Under the current federal civil standard, established in Tennessee v. Garner, “a police officer may use deadly force to prevent the escape of a fleeing suspect only if the officer has a good-faith belief that the suspect poses a significant threat of death or serious physical injury to the officer or others.” Some states use this standard as part of criminal law, while others continue to give police greater latitude in using deadly force. Flanders and Welling (2015) have classified states into those that have adopted Garner or Garner-like principles in criminal matters and those that have not done so. We use this to create a dummy variable assigned to each agency, based on the state in which it is located.
To capture the power of police unions in protecting officers from allegations of misconduct, we use Rushin (2016) to assign to each agency a variable indicating whether it is in a jurisdiction with a Law Enforcement Officer Bill of Rights (LEOBR).
Finally, we add variables indicating the census region and division in which the agency is located.
For privacy reasons, the CDC suppresses data for counties with ten or fewer gun deaths, and we drop all agencies in such counties. The result is 11,694 police departments, serving a population of about 219 million, employing about 444,000 officers, reporting 88,584 murders, and associated with 4,458 police homicides. This constitutes our fifth stage data set.
Final Thoughts
Users of this data who include the crime variables may wish to restrict attention only to those agencies with no months of crime data missing in any of the six years. Doing so would result in 7,664 police departments, serving about 195 million people, employing about 398,000 officers, associated with 4,081 homicides, and reporting 83,260 murders over seven years.
In addition, those who use the land area variable (to construct measures of population density for example) may wish to drop the agencies in Alaska and Hawaii, since many of these have jurisdiction over vast amounts of unpopulated land. The largest five agencies are in these two states. The largest of them, the North Slope Borough Police Department, is the only agency in a county spanning over 229,000 square kilometers, vastly greater even than the second largest agency by land area, which is the Hawaii County Police Department at 10,000 square kilometers. Measures of population density for such agencies (and many others in these states) are not very meaningful.
The data used for estimation in our paper is tailored to the particular model used there, and differs from our fifth stage data set in a few respects. We drop Alaska and Hawaii, and drop agencies that do not report crime data for all months in all years. We also cover only the six year period 2013-2018. We add assaults on police officers as a time-varying variable using LEOKA as source, and add a variable indicating whether the assault data are complete.

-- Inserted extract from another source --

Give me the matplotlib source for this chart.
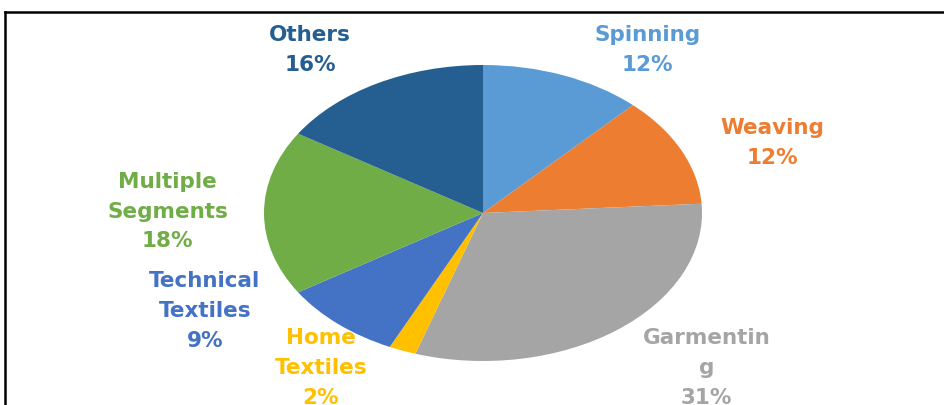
import matplotlib.pyplot as plt
from matplotlib.lines import Line2D

# textile industry segments, share in %
segments = ['Spinning', 'Weaving', 'Garmenting', 'Home Textiles',
            'Technical Textiles', 'Multiple Segments', 'Others']
label_text = ['Spinning', 'Weaving', 'Garmentin\ng', 'Home\nTextiles',
              'Technical\nTextiles', 'Multiple\nSegments', 'Others']
shares = [12, 12, 31, 2, 9, 18, 16]
colors = ['#5B9BD5', '#ED7D31', '#A5A5A5', '#FFC000',
          '#4472C4', '#70AD47', '#255E91']

# where each label block sits (axes data units, pie radius = 1)
label_pos = [(0.75, 1.10), (1.32, 0.47), (1.02, -1.05), (-0.74, -1.05),
             (-1.27, -0.66), (-1.44, 0.01), (-0.79, 1.10)]

fig = plt.figure(figsize=(9.44, 4.05), dpi=100)
ax = fig.add_axes([264 / 944, 1 - 361 / 405, 438 / 944, 296 / 405])

ax.pie(shares, colors=colors, startangle=90, counterclock=False,
       wedgeprops={'linewidth': 0})
ax.set_aspect('auto')
ax.set_xlim(-1, 1)
ax.set_ylim(-1, 1)
ax.axis('off')

for txt, val, col, (x, y) in zip(label_text, shares, colors, label_pos):
    ax.text(x, y, f'{txt}\n{val}%', color=col, ha='center', va='center',
            fontsize=15.5, fontweight='bold', family='DejaVu Sans',
            linespacing=1.62, clip_on=False)

# frame lines along the top and left edge
fig.add_artist(Line2D([5 / 944, 1], [1 - 12 / 405, 1 - 12 / 405],
                      color='black', linewidth=1.8))
fig.add_artist(Line2D([5 / 944, 5 / 944], [0, 1 - 12 / 405],
                      color='black', linewidth=1.8))

fig.savefig('out.png', dpi=100)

These assault data are incomplete and unreliable, even if one restricts attention to those reported as having submitted complete data. For instance, the New York City and Chicago police departments report no assaults in any of the years 2013-2018, even though information is said to be complete for 2018. The use of assault data as a robustness check in some cases might make sense, but one ought not to put too much reliance on any estimates that make use of it.
As noted above, the coverage of the data decreases as we move through the various stages, and the number of variables increases. We have posted data for all stages, since the trade-off between agency coverage and variable richness will vary depending on the question at hand, and some researchers may find the intermediate stage data sets to be most useful.
This is a first pass at constructing an agency-level data set on police use of deadly force. The set of agency characteristics is limited for the moment, but we hope to expand, refine, and improve the data over time, and would welcome guidance on how best to do so.
So intrigued by the numbers as you move into the third stage data set. Dropping about 2900 agencies you lose a whopping 2000 deaths, or ~.7 per agency. That seems per agency much higher than the <.5 deaths per agency remaining. Understand that you can’t get much from those agencies because of overlaps etc. but it does seem that there is a story there worth exploring.
This is very helpful and comprehensive! Thank you.